* **Objective**
Transcribe every line exactly. Leave the pictures behind.

* **Extracted information**
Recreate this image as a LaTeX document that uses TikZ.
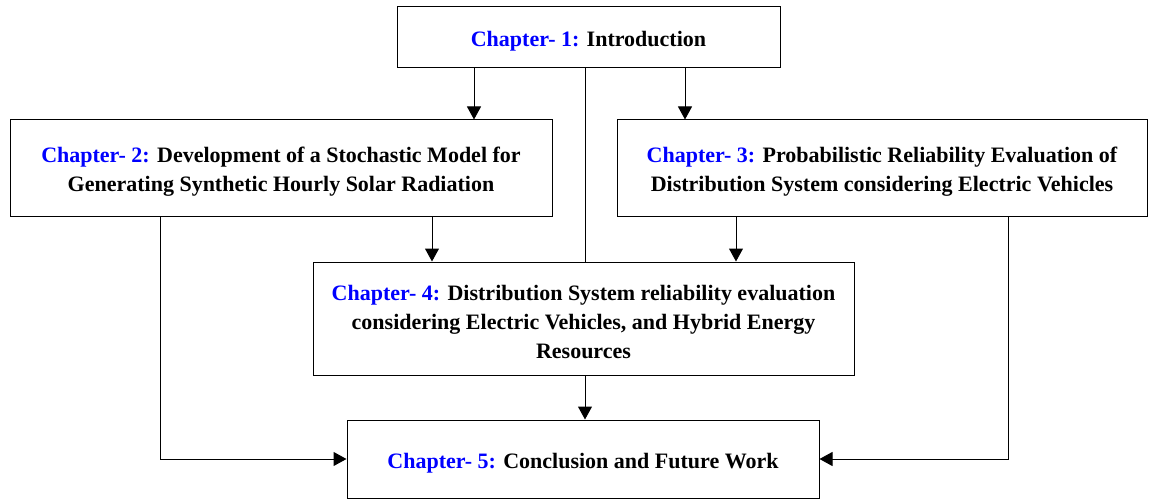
\documentclass[tikz,border=0pt]{standalone}
\usepackage{fontspec}
\setmainfont{Liberation Serif}
\usetikzlibrary{arrows.meta}
\tikzset{
  chap/.style={draw=black, line width=1pt, rectangle, inner sep=0pt, align=center,
    font=\fontsize{22}{29}\selectfont\bfseries},
  arr/.style={line width=1pt, -{Triangle[length=13pt,width=14pt]}},
  link/.style={line width=1pt}
}
% blue chapter prefix; the strut lowers the text block a little inside its box
\newcommand{\chlabel}[1]{\rule{0pt}{23pt}\textcolor{blue}{Chapter- #1:}}
\begin{document}
\begin{tikzpicture}[x=1pt,y=-1pt]
\useasboundingbox (0,0) rectangle (1157,500);
\node[chap, minimum width=383pt, minimum height=61pt] (b1) at (588.5,37.5)
  {\chlabel{1} Introduction};
\node[chap, minimum width=542pt, minimum height=96pt] (b2) at (281,168)
  {\chlabel{2} Development of a Stochastic Model for\\Generating Synthetic Hourly Solar Radiation};
\node[chap, minimum width=530pt, minimum height=96pt] (b3) at (882,168)
  {\chlabel{3} Probabilistic Reliability Evaluation of\\Distribution System considering Electric Vehicles};
\node[chap, minimum width=541pt, minimum height=113pt] (b4) at (583.5,318.5)
  {\chlabel{4} Distribution System reliability evaluation\\considering Electric Vehicles, and Hybrid Energy\\Resources};
\node[chap, minimum width=472pt, minimum height=78pt] (b5) at (583,459)
  {\chlabel{5} Conclusion and Future Work};
% connectors
\draw[arr] ([xshift=-114.5pt]b1.south) -- ([xshift=193pt]b2.north);
\draw[arr] ([xshift=96.5pt]b1.south) -- ([xshift=-197pt]b3.north);
\draw[link] ([xshift=-3.5pt]b1.south) -- ([xshift=1.5pt]b4.north);
\draw[arr] ([xshift=151pt]b2.south) -- ([xshift=-151.5pt]b4.north);
\draw[arr] ([xshift=-146pt]b3.south) -- ([xshift=152.5pt]b4.north);
\draw[arr] ([xshift=1.5pt]b4.south) -- ([xshift=2pt]b5.north);
\draw[arr] ([xshift=-121pt]b2.south) |- (b5.west);
\draw[arr] ([xshift=126pt]b3.south) |- (b5.east);
\end{tikzpicture}
\end{document}
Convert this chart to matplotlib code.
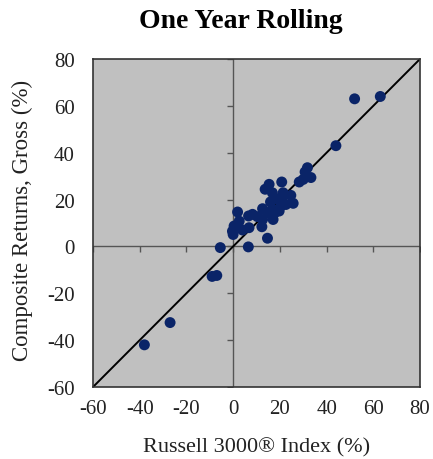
import matplotlib.pyplot as plt

# ── Data ──────────────────────────────────────────────────────────────────────

russell = [63, 52, 44, -38, -27, -9, -7, -5.5, 6.5,
           31.8, 30.8, 33.3, 28.3, 30, 20.8, 15.4, 13.7, 16.8, 21.4,
           24.7, 18.3, 25.7, 22.6, 20.4, 12.6, 16.8, 19.7, 14.7, 8.3,
           10.4, 1.9, 6.6, 12.6, 17.1, 2.6, 0.4, -0.3, 0, 4, 6.8,
           12.3, 14.7, 18, 21, 16]
composite = [64, 63, 43, -42, -32.5, -12.8, -12.4, -0.5, -0.2,
             33.6, 31.8, 29.4, 27.5, 28.6, 27.5, 26.5, 24.4, 22.9, 22.9,
             21.8, 20.4, 18.4, 17.9, 17.2, 16.1, 15.8, 15.1, 14.4, 13.7,
             12.7, 14.7, 13, 11.5, 11.5, 10.8, 8.7, 6.5, 5.1, 7, 8,
             8.4, 3.5, 14.5, 21, 19]

ticks = [-60, -40, -20, 0, 20, 40, 60, 80]

SERIF = ["Liberation Serif", "DejaVu Serif"]
NAVY = "#0A2468"
plt.rcParams["axes.unicode_minus"] = False

fig = plt.figure(figsize=(4.33, 4.60), dpi=100)
ax = fig.add_axes([93 / 433, 1 - 388 / 460, 327 / 433, 328 / 460])
ax.set_facecolor("#C0C0C0")

ax.set_xlim(-60, 80)
ax.set_ylim(-60, 80)
ax.set_xticks(ticks)
ax.set_yticks(ticks)
ax.tick_params(length=0, labelsize=15, colors="#222222")
ax.tick_params(axis="x", pad=9)
ax.tick_params(axis="y", pad=13)
for lab in ax.get_xticklabels() + ax.get_yticklabels():
    lab.set_family(SERIF)
for s in ax.spines.values():
    s.set_color("#333333")
    s.set_linewidth(1.2)

# zero lines with little tick marks (Excel-style crossing axes)
ax.axhline(0, color="#555555", lw=1.0, zorder=1)
ax.axvline(0, color="#555555", lw=1.0, zorder=1)
ax.plot(ticks, [0] * len(ticks), ls="none", marker=3, ms=4,
        mec="#555555", mew=1.0, zorder=1)
ax.plot([0] * len(ticks), ticks, ls="none", marker=0, ms=4,
        mec="#555555", mew=1.0, zorder=1)

# 45° line
ax.plot([-60, 80], [-60, 80], color="black", lw=1.4, zorder=2)

ax.scatter(russell, composite, s=62, color=NAVY, edgecolors="none", zorder=3)

fig.text(241 / 433, 1 - 22 / 460, "One Year Rolling", ha="center", va="center",
         fontsize=20, fontweight="bold", family=SERIF)
ax.set_xlabel("Russell 3000® Index (%)", fontsize=16, family=SERIF,
              color="#222222", va="center")
ax.set_ylabel("Composite Returns, Gross (%)", fontsize=16.5, family=SERIF,
              color="#222222", va="center")
ax.xaxis.set_label_coords(0.5, -(448 - 388) / 328)
ax.yaxis.set_label_coords(-(93 - 22) / 327, (388 - 220) / 328)

fig.savefig("out.png", dpi=100)
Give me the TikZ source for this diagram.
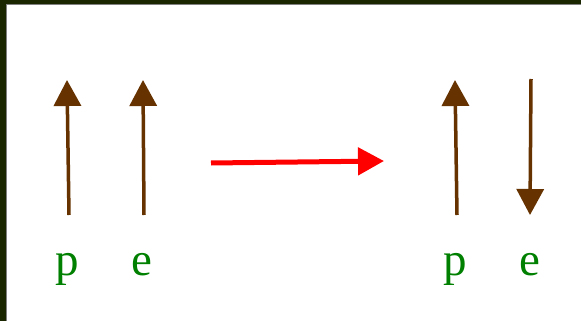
\documentclass[tikz,border=0pt]{standalone}
\usepackage{fontspec}
\setmainfont{Liberation Serif}
\usetikzlibrary{arrows.meta}
\definecolor{frame}{RGB}{26,38,0}
\definecolor{spin}{RGB}{102,51,0}
\definecolor{lbl}{RGB}{0,128,0}
\begin{document}
\begin{tikzpicture}[x=1pt,y=-1pt,
  spinarrow/.style={draw=spin,line width=3.5pt,-{Triangle[width=27pt,length=26pt]},shorten >=-1pt},
  bigarrow/.style={draw=red,line width=5pt,-{Triangle[width=27pt,length=26pt]}},
  lab/.style={text=lbl,font=\fontsize{47}{47}\selectfont,inner sep=0pt,anchor=base}]
\useasboundingbox (0,0) rectangle (581,321);
\fill[frame] (0,0) rectangle (581,321);
\fill[white] (7,5) rectangle (581,321);
\draw[gray,line width=1pt] (6.5,321) -- (6.5,4.5) -- (581,4.5);
% coordinates
\coordinate (p1b) at (69,215); \coordinate (p1t) at (67,81);
\coordinate (e1b) at (144,215); \coordinate (e1t) at (143,81);
\coordinate (p2b) at (457,215); \coordinate (p2t) at (455,81);
\coordinate (e2t) at (531,79); \coordinate (e2b) at (530,214);
\coordinate (rs) at (211,163); \coordinate (re) at (384,161);
\draw[spinarrow] (p1b) -- (p1t);
\draw[spinarrow] (e1b) -- (e1t);
\draw[spinarrow] (p2b) -- (p2t);
\draw[spinarrow] (e2t) -- (e2b);
\draw[bigarrow] (rs) -- (re);
\node[lab] (lp1) at (67,275) {p};
\node[lab] (le1) at (142,275) {e};
\node[lab] (lp2) at (455,275) {p};
\node[lab] (le2) at (530,275) {e};
\end{tikzpicture}
\end{document}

* **Task result**
Recreate this image as a LaTeX document that uses TikZ.
\documentclass[tikz,border=0pt]{standalone}
\usepackage{fontspec}
\setmainfont{Liberation Serif}
\usetikzlibrary{arrows.meta}
\tikzset{
  chap/.style={draw=black, line width=1pt, rectangle, inner sep=0pt, align=center,
    font=\fontsize{22}{29}\selectfont\bfseries},
  arr/.style={line width=1pt, -{Triangle[length=13pt,width=14pt]}},
  link/.style={line width=1pt}
}
% blue chapter prefix; the strut lowers the text block a little inside its box
\newcommand{\chlabel}[1]{\rule{0pt}{23pt}\textcolor{blue}{Chapter- #1:}}
\begin{document}
\begin{tikzpicture}[x=1pt,y=-1pt]
\useasboundingbox (0,0) rectangle (1157,500);
\node[chap, minimum width=383pt, minimum height=61pt] (b1) at (588.5,37.5)
  {\chlabel{1} Introduction};
\node[chap, minimum width=542pt, minimum height=96pt] (b2) at (281,168)
  {\chlabel{2} Development of a Stochastic Model for\\Generating Synthetic Hourly Solar Radiation};
\node[chap, minimum width=530pt, minimum height=96pt] (b3) at (882,168)
  {\chlabel{3} Probabilistic Reliability Evaluation of\\Distribution System considering Electric Vehicles};
\node[chap, minimum width=541pt, minimum height=113pt] (b4) at (583.5,318.5)
  {\chlabel{4} Distribution System reliability evaluation\\considering Electric Vehicles, and Hybrid Energy\\Resources};
\node[chap, minimum width=472pt, minimum height=78pt] (b5) at (583,459)
  {\chlabel{5} Conclusion and Future Work};
% connectors
\draw[arr] ([xshift=-114.5pt]b1.south) -- ([xshift=193pt]b2.north);
\draw[arr] ([xshift=96.5pt]b1.south) -- ([xshift=-197pt]b3.north);
\draw[link] ([xshift=-3.5pt]b1.south) -- ([xshift=1.5pt]b4.north);
\draw[arr] ([xshift=151pt]b2.south) -- ([xshift=-151.5pt]b4.north);
\draw[arr] ([xshift=-146pt]b3.south) -- ([xshift=152.5pt]b4.north);
\draw[arr] ([xshift=1.5pt]b4.south) -- ([xshift=2pt]b5.north);
\draw[arr] ([xshift=-121pt]b2.south) |- (b5.west);
\draw[arr] ([xshift=126pt]b3.south) |- (b5.east);
\end{tikzpicture}
\end{document}
Convert this chart to matplotlib code.
import matplotlib.pyplot as plt

# ── Data ──────────────────────────────────────────────────────────────────────

russell = [63, 52, 44, -38, -27, -9, -7, -5.5, 6.5,
           31.8, 30.8, 33.3, 28.3, 30, 20.8, 15.4, 13.7, 16.8, 21.4,
           24.7, 18.3, 25.7, 22.6, 20.4, 12.6, 16.8, 19.7, 14.7, 8.3,
           10.4, 1.9, 6.6, 12.6, 17.1, 2.6, 0.4, -0.3, 0, 4, 6.8,
           12.3, 14.7, 18, 21, 16]
composite = [64, 63, 43, -42, -32.5, -12.8, -12.4, -0.5, -0.2,
             33.6, 31.8, 29.4, 27.5, 28.6, 27.5, 26.5, 24.4, 22.9, 22.9,
             21.8, 20.4, 18.4, 17.9, 17.2, 16.1, 15.8, 15.1, 14.4, 13.7,
             12.7, 14.7, 13, 11.5, 11.5, 10.8, 8.7, 6.5, 5.1, 7, 8,
             8.4, 3.5, 14.5, 21, 19]

ticks = [-60, -40, -20, 0, 20, 40, 60, 80]

SERIF = ["Liberation Serif", "DejaVu Serif"]
NAVY = "#0A2468"
plt.rcParams["axes.unicode_minus"] = False

fig = plt.figure(figsize=(4.33, 4.60), dpi=100)
ax = fig.add_axes([93 / 433, 1 - 388 / 460, 327 / 433, 328 / 460])
ax.set_facecolor("#C0C0C0")

ax.set_xlim(-60, 80)
ax.set_ylim(-60, 80)
ax.set_xticks(ticks)
ax.set_yticks(ticks)
ax.tick_params(length=0, labelsize=15, colors="#222222")
ax.tick_params(axis="x", pad=9)
ax.tick_params(axis="y", pad=13)
for lab in ax.get_xticklabels() + ax.get_yticklabels():
    lab.set_family(SERIF)
for s in ax.spines.values():
    s.set_color("#333333")
    s.set_linewidth(1.2)

# zero lines with little tick marks (Excel-style crossing axes)
ax.axhline(0, color="#555555", lw=1.0, zorder=1)
ax.axvline(0, color="#555555", lw=1.0, zorder=1)
ax.plot(ticks, [0] * len(ticks), ls="none", marker=3, ms=4,
        mec="#555555", mew=1.0, zorder=1)
ax.plot([0] * len(ticks), ticks, ls="none", marker=0, ms=4,
        mec="#555555", mew=1.0, zorder=1)

# 45° line
ax.plot([-60, 80], [-60, 80], color="black", lw=1.4, zorder=2)

ax.scatter(russell, composite, s=62, color=NAVY, edgecolors="none", zorder=3)

fig.text(241 / 433, 1 - 22 / 460, "One Year Rolling", ha="center", va="center",
         fontsize=20, fontweight="bold", family=SERIF)
ax.set_xlabel("Russell 3000® Index (%)", fontsize=16, family=SERIF,
              color="#222222", va="center")
ax.set_ylabel("Composite Returns, Gross (%)", fontsize=16.5, family=SERIF,
              color="#222222", va="center")
ax.xaxis.set_label_coords(0.5, -(448 - 388) / 328)
ax.yaxis.set_label_coords(-(93 - 22) / 327, (388 - 220) / 328)

fig.savefig("out.png", dpi=100)
Give me the TikZ source for this diagram.
\documentclass[tikz,border=0pt]{standalone}
\usepackage{fontspec}
\setmainfont{Liberation Serif}
\usetikzlibrary{arrows.meta}
\definecolor{frame}{RGB}{26,38,0}
\definecolor{spin}{RGB}{102,51,0}
\definecolor{lbl}{RGB}{0,128,0}
\begin{document}
\begin{tikzpicture}[x=1pt,y=-1pt,
  spinarrow/.style={draw=spin,line width=3.5pt,-{Triangle[width=27pt,length=26pt]},shorten >=-1pt},
  bigarrow/.style={draw=red,line width=5pt,-{Triangle[width=27pt,length=26pt]}},
  lab/.style={text=lbl,font=\fontsize{47}{47}\selectfont,inner sep=0pt,anchor=base}]
\useasboundingbox (0,0) rectangle (581,321);
\fill[frame] (0,0) rectangle (581,321);
\fill[white] (7,5) rectangle (581,321);
\draw[gray,line width=1pt] (6.5,321) -- (6.5,4.5) -- (581,4.5);
% coordinates
\coordinate (p1b) at (69,215); \coordinate (p1t) at (67,81);
\coordinate (e1b) at (144,215); \coordinate (e1t) at (143,81);
\coordinate (p2b) at (457,215); \coordinate (p2t) at (455,81);
\coordinate (e2t) at (531,79); \coordinate (e2b) at (530,214);
\coordinate (rs) at (211,163); \coordinate (re) at (384,161);
\draw[spinarrow] (p1b) -- (p1t);
\draw[spinarrow] (e1b) -- (e1t);
\draw[spinarrow] (p2b) -- (p2t);
\draw[spinarrow] (e2t) -- (e2b);
\draw[bigarrow] (rs) -- (re);
\node[lab] (lp1) at (67,275) {p};
\node[lab] (le1) at (142,275) {e};
\node[lab] (lp2) at (455,275) {p};
\node[lab] (le2) at (530,275) {e};
\end{tikzpicture}
\end{document}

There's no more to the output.